Meta, the American tech giant, has launched its most powerful open-source AI model yet: Llama4. This initial release includes two models: Llama4Scout and Llama4Maverick.
Llama4Scout boasts 109 billion parameters, 17 billion active parameters, and 16 experts. Its standout feature is its support for 10 million context length, equivalent to processing over 20 hours of video, all while running on a single H100 GPU (after Int4 quantization). Benchmark tests show it outperforms Gemma3, Gemini2.0Flash - Lite, and Mistral3.1.
Llama4Maverick features 400 billion parameters, 17 billion active parameters, and 128 experts, with a context length of 1 million. On the LMSYS large model leaderboard, Llama4Maverick achieved second place (ELO score 1417), trailing only the closed-source Gemini2.5Pro. Notably, it achieves comparable reasoning and coding capabilities to DeepSeek - v3-0324 using only half the parameters.

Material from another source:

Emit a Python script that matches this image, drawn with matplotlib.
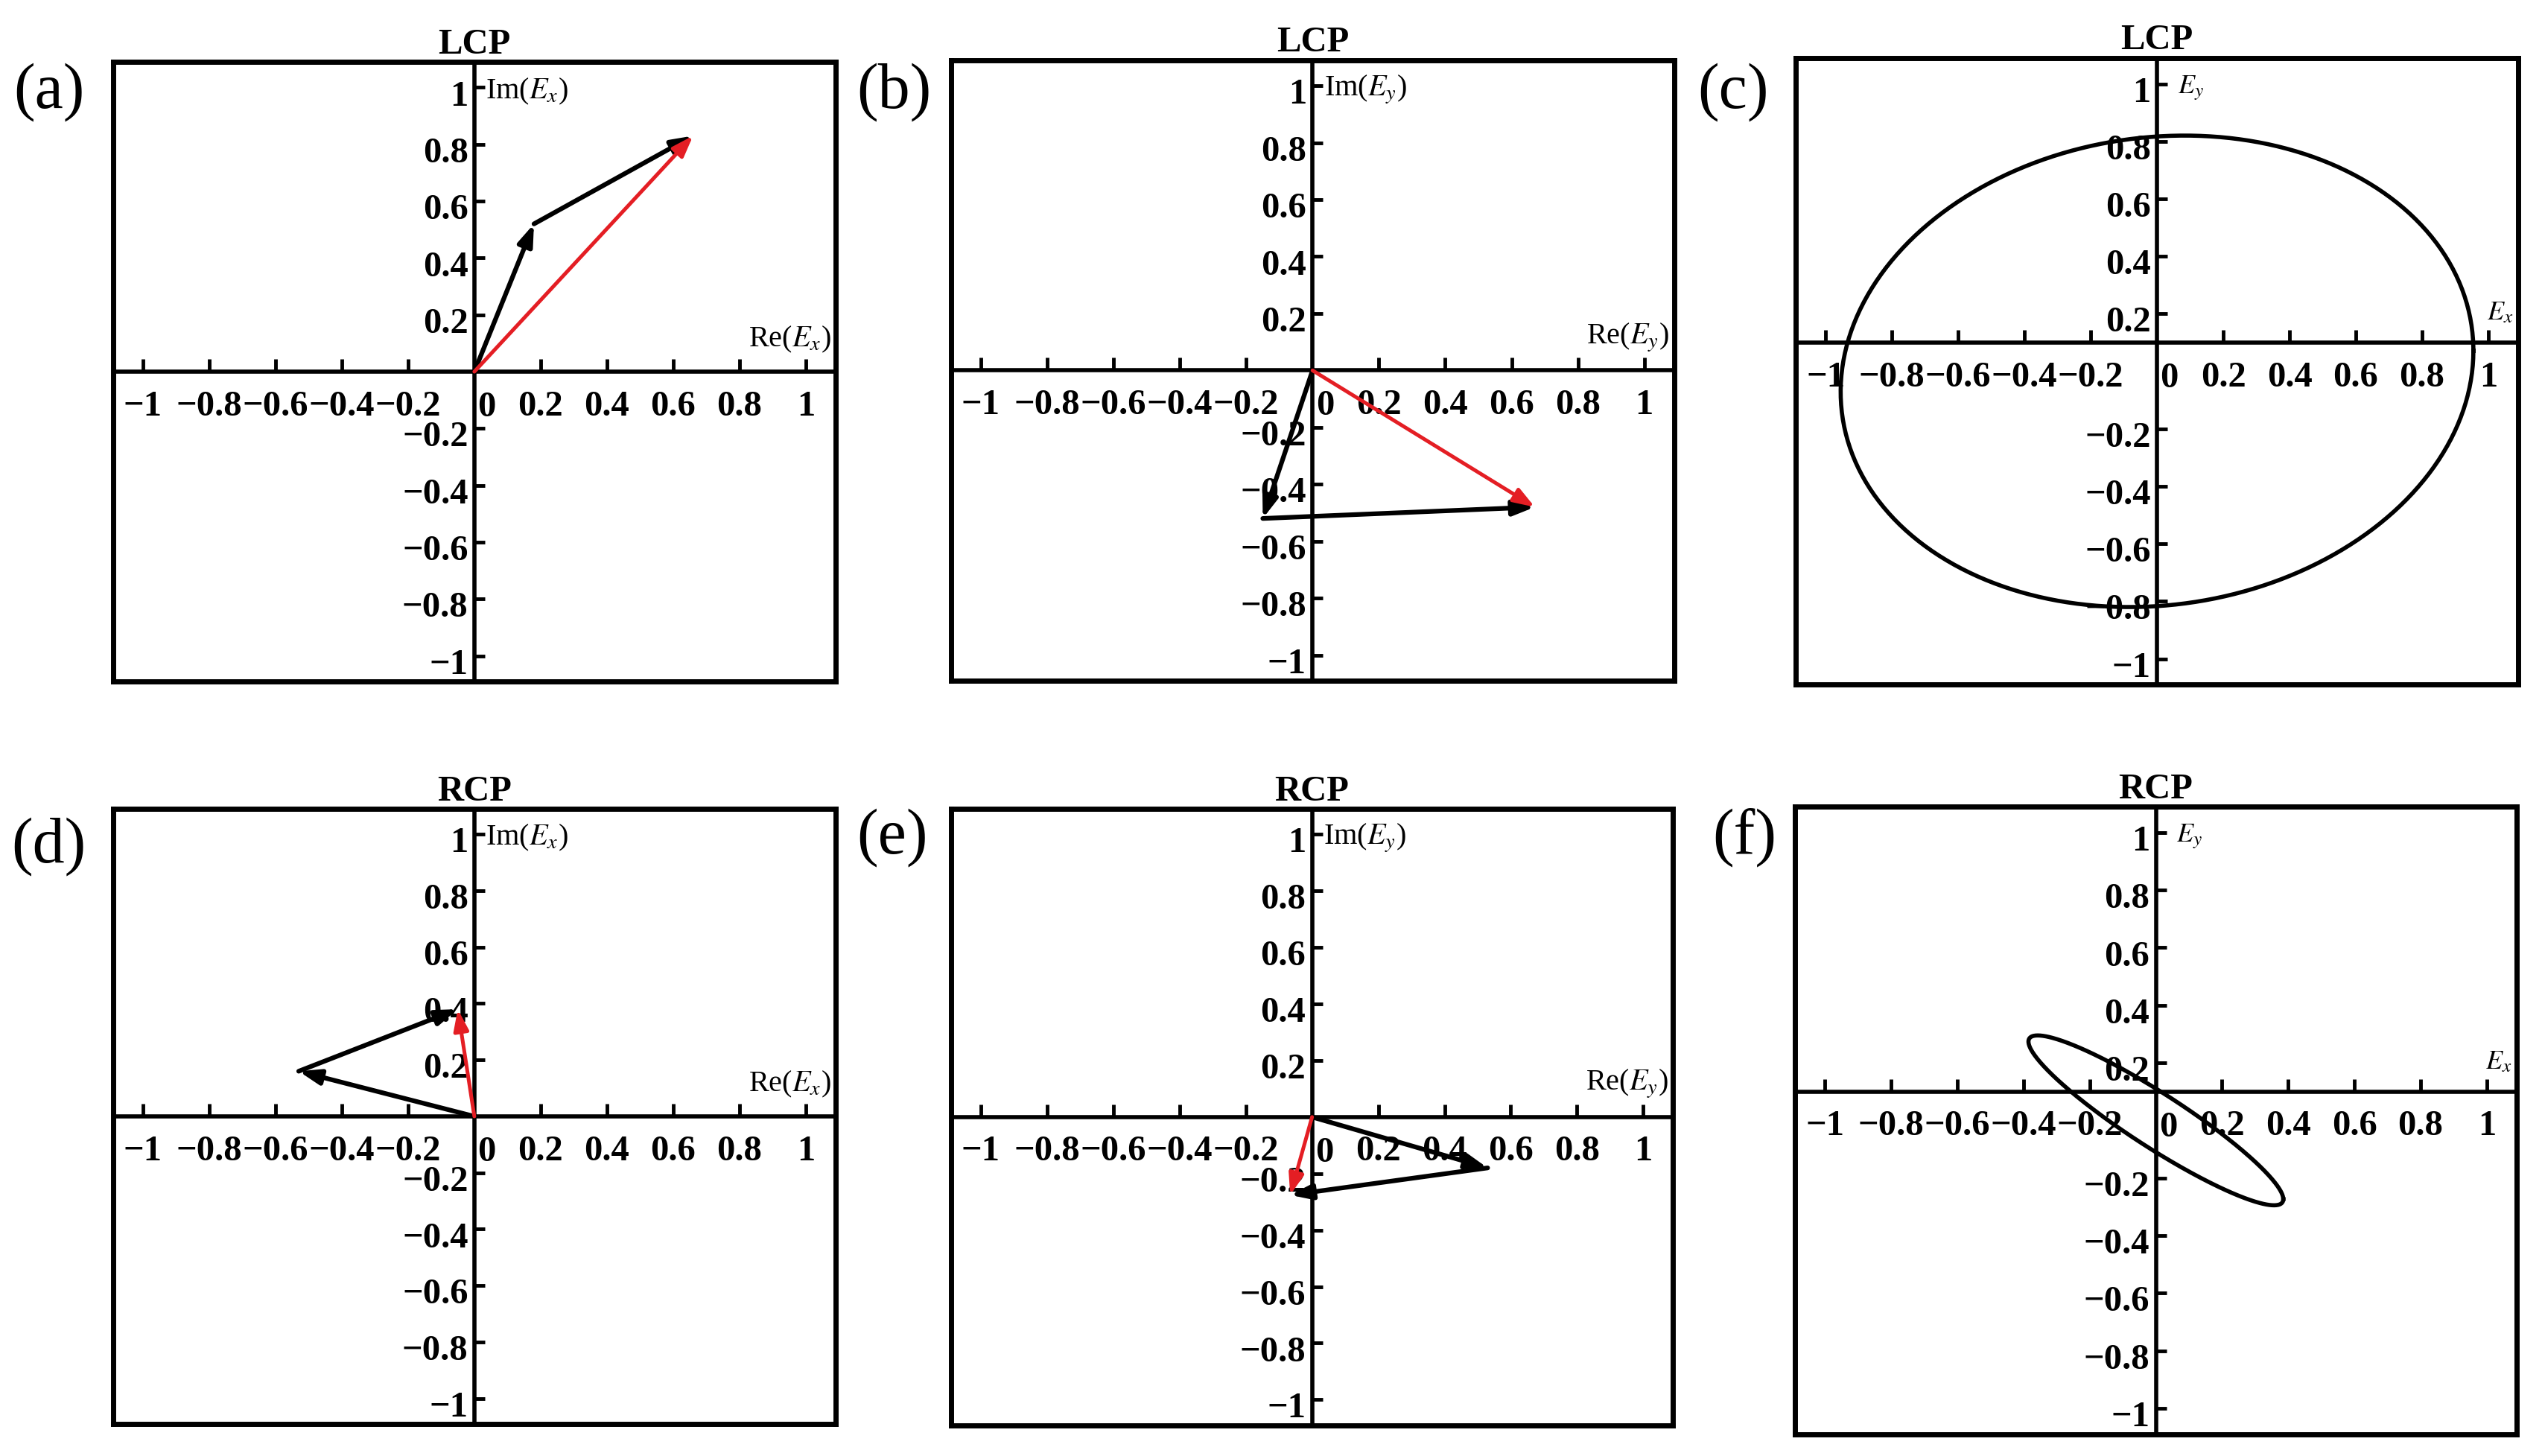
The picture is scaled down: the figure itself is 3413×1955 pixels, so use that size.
import numpy as np
import matplotlib
matplotlib.use("Agg")
import matplotlib.pyplot as plt

plt.rcParams['font.family'] = ['Liberation Serif', 'DejaVu Serif']
plt.rcParams['mathtext.fontset'] = 'stix'

# tick positions / labels shared by every panel (0 is labelled separately)
tick_vals = [-1, -0.8, -0.6, -0.4, -0.2, 0.2, 0.4, 0.6, 0.8, 1]
tick_text = ['\u22121', '\u22120.8', '\u22120.6', '\u22120.4', '\u22120.2',
             '0.2', '0.4', '0.6', '0.8', '1']

# phasor pieces (black = parts, red = resultant)
lcp_ex_parts = [(0.18, 0.52), (0.48, 0.31)]
lcp_ex_total = (0.66, 0.83)
lcp_ey_parts = [(-0.15, -0.52), (0.82, 0.04)]
lcp_ey_total = (0.67, -0.48)
rcp_ex_parts = [(-0.53, 0.16), (0.48, 0.22)]
rcp_ex_total = (-0.05, 0.38)
rcp_ey_parts = [(0.53, -0.18), (-0.596, -0.096)]
rcp_ey_total = (-0.066, -0.276)

# polarization ellipses: Ex amplitude, Ey amplitude, phase of Ey vs Ex (deg)
lcp_ellipse = (0.955, 0.82, 85)
rcp_ellipse = (0.385, 0.295, 158)

# where the horizontal axis line sits in each panel
axis_y = {'a': 0, 'b': 0, 'c': 0.1, 'd': 0, 'e': 0, 'f': 0.1}

RED = '#e41e24'
LIM = 1.09

fig = plt.figure(figsize=(34.13, 19.56), dpi=100)

boxes = {
    'a': [0.0445, 0.5317, 0.2842, 0.4253],
    'b': [0.3741, 0.5322, 0.2845, 0.4260],
    'c': [0.7065, 0.5295, 0.2841, 0.4302],
    'd': [0.0445, 0.0221, 0.2842, 0.4221],
    'e': [0.3741, 0.0212, 0.2841, 0.4230],
    'f': [0.7062, 0.0150, 0.2838, 0.4308],
}
letter_pos = {'a': (0.0053, 0.957), 'b': (0.337, 0.957), 'c': (0.6677, 0.957),
              'd': (0.0044, 0.439), 'e': (0.337, 0.4453), 'f': (0.6736, 0.4453)}
titles = {'a': 'LCP', 'b': 'LCP', 'c': 'LCP', 'd': 'RCP', 'e': 'RCP', 'f': 'RCP'}


def setup(ax, y0, xlab, ylab, lab_size, ylab_dx):
    ax.set_xlim(-LIM, LIM)
    ax.set_ylim(-LIM, LIM)
    ax.set_xticks([])
    ax.set_yticks([])
    for s in ax.spines.values():
        s.set_linewidth(5)
    ax.axhline(y0, color='k', lw=4, zorder=1)
    ax.axvline(0, color='k', lw=4, zorder=1)
    # ticks: up from the horizontal line, right from the vertical line
    ax.plot(tick_vals, [y0] * len(tick_vals), ls='none', marker=2, ms=12,
            mew=3.5, color='k', zorder=1)
    ax.plot([0] * len(tick_vals), tick_vals, ls='none', marker=1, ms=10,
            mew=3.5, color='k', zorder=1)
    for v, s in zip(tick_vals, tick_text):
        ax.annotate(s, (v, y0), xytext=(0, -17), textcoords='offset points',
                    ha='center', va='top', fontsize=35, fontweight='bold', zorder=2)
        ax.annotate(s, (0, v), xytext=(-6, -8), textcoords='offset points',
                    ha='right', va='center', fontsize=35, fontweight='bold', zorder=2)
    ax.annotate('0', (0, y0), xytext=(12, -18), textcoords='offset points',
                ha='center', va='top', fontsize=35, fontweight='bold', zorder=2)
    ax.annotate(ylab, (0, 1.0), xytext=(ylab_dx, -3), textcoords='offset points',
                ha='left', va='center', fontsize=lab_size)
    ax.annotate(xlab, (1.075, y0), xytext=(0, 17), textcoords='offset points',
                ha='right', va='bottom', fontsize=lab_size)


def arrow(ax, start, vec, color, lw):
    end = (start[0] + vec[0], start[1] + vec[1])
    ax.annotate('', xy=end, xytext=start, zorder=5,
                arrowprops=dict(arrowstyle='-|>,head_length=0.85,head_width=0.3',
                                mutation_scale=20, color=color, lw=lw,
                                shrinkA=0, shrinkB=0))
    return end


def phasors(ax, parts, total):
    p = (0, 0)
    for v in parts:
        p = arrow(ax, p, v, 'k', 4.5)
    arrow(ax, (0, 0), total, RED, 3.6)


def ellipse(ax, params):
    amp_x, amp_y, ph = params
    t = np.linspace(0, 2 * np.pi, 400)
    ax.plot(amp_x * np.cos(t), amp_y * np.cos(t + np.deg2rad(ph)),
            color='k', lw=4, zorder=4)


axes = {}
for k, b in boxes.items():
    ax = fig.add_axes(b)
    axes[k] = ax
    ax.set_title(titles[k], fontsize=35, fontweight='bold', pad=9)
    fig.text(letter_pos[k][0], letter_pos[k][1], '(' + k + ')', fontsize=62,
             ha='left', va='top')

setup(axes['a'], axis_y['a'], r'Re($E_x$)', r'Im($E_x$)', 29, 11)
setup(axes['b'], axis_y['b'], r'Re($E_y$)', r'Im($E_y$)', 29, 11)
setup(axes['c'], axis_y['c'], r'$E_x$', r'$E_y$', 26, 20)
setup(axes['d'], axis_y['d'], r'Re($E_x$)', r'Im($E_x$)', 29, 11)
setup(axes['e'], axis_y['e'], r'Re($E_y$)', r'Im($E_y$)', 29, 11)
setup(axes['f'], axis_y['f'], r'$E_x$', r'$E_y$', 26, 20)

phasors(axes['a'], lcp_ex_parts, lcp_ex_total)
phasors(axes['b'], lcp_ey_parts, lcp_ey_total)
ellipse(axes['c'], lcp_ellipse)
phasors(axes['d'], rcp_ex_parts, rcp_ex_total)
phasors(axes['e'], rcp_ey_parts, rcp_ey_total)
ellipse(axes['f'], rcp_ellipse)

fig.savefig('out.png', dpi=100)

Furthermore, an even more powerful 2 trillion-parameter Llama4Behemoth is slated for release in the coming months. It will have 288 billion active parameters and 16 experts. Currently, in STEM benchmark tests, it surpasses GPT-4.5, Claude Sonnet3.7, and Gemini2.0Pro.
The Llama4 series utilizes a Mixture-of-Experts (MoE) architecture for the first time, resulting in increased efficiency during training and user query response. Llama4 is also a native multi-modal model employing early fusion technology, seamlessly integrating text and visual tokens. Meta has also upgraded its visual encoder and developed a new training method, MetaP, to optimize hyperparameters. Developers can download these latest models from llama.com and Hugging Face starting today.
Key Highlights:
- 🌟Meta releases the open-source multi-modal Llama4, initially launching Llama4Scout and Llama4Maverick, with Llama4Behemoth to follow.
- 💪Llama4 demonstrates strong performance, excelling in large model leaderboards and exhibiting reasoning and coding capabilities comparable to, or exceeding, other top models.
- 🛠️Utilizing an MoE architecture as a native multi-modal model, featuring technological upgrades and a new training method, available for download by developers.